[start of Given information]
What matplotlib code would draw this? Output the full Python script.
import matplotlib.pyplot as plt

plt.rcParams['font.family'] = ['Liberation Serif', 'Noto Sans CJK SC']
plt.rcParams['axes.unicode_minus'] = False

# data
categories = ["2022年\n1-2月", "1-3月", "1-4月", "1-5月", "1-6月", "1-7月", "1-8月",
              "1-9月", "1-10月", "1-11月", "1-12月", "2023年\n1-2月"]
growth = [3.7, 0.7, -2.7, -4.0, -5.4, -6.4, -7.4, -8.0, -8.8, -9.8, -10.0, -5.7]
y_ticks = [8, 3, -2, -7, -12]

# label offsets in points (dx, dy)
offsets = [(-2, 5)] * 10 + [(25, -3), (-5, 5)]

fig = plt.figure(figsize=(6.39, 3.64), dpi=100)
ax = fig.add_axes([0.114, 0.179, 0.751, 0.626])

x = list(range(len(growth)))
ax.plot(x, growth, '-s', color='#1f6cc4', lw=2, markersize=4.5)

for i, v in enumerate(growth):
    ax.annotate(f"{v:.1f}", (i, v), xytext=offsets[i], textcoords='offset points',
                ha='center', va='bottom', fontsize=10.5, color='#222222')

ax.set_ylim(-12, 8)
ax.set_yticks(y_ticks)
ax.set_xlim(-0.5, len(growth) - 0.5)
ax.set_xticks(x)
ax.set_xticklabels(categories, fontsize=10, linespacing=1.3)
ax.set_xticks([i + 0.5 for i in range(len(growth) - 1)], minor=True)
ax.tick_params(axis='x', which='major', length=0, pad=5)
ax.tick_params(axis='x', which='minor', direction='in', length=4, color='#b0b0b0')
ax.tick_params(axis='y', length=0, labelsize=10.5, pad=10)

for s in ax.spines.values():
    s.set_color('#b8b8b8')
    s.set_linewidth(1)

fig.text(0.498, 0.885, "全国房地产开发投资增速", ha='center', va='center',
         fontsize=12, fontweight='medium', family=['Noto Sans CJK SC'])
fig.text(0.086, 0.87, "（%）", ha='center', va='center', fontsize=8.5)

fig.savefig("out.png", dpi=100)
[end of Given information]
» Task requirements
Please transcribe, exactly and with nothing added, the lines from the first line of the material above through the line that contains "ha='center', va='bottom', fontsize=10.5, color='#222222')".

» Output
What matplotlib code would draw this? Output the full Python script.
import matplotlib.pyplot as plt

plt.rcParams['font.family'] = ['Liberation Serif', 'Noto Sans CJK SC']
plt.rcParams['axes.unicode_minus'] = False

# data
categories = ["2022年\n1-2月", "1-3月", "1-4月", "1-5月", "1-6月", "1-7月", "1-8月",
              "1-9月", "1-10月", "1-11月", "1-12月", "2023年\n1-2月"]
growth = [3.7, 0.7, -2.7, -4.0, -5.4, -6.4, -7.4, -8.0, -8.8, -9.8, -10.0, -5.7]
y_ticks = [8, 3, -2, -7, -12]

# label offsets in points (dx, dy)
offsets = [(-2, 5)] * 10 + [(25, -3), (-5, 5)]

fig = plt.figure(figsize=(6.39, 3.64), dpi=100)
ax = fig.add_axes([0.114, 0.179, 0.751, 0.626])

x = list(range(len(growth)))
ax.plot(x, growth, '-s', color='#1f6cc4', lw=2, markersize=4.5)

for i, v in enumerate(growth):
    ax.annotate(f"{v:.1f}", (i, v), xytext=offsets[i], textcoords='offset points',
                ha='center', va='bottom', fontsize=10.5, color='#222222')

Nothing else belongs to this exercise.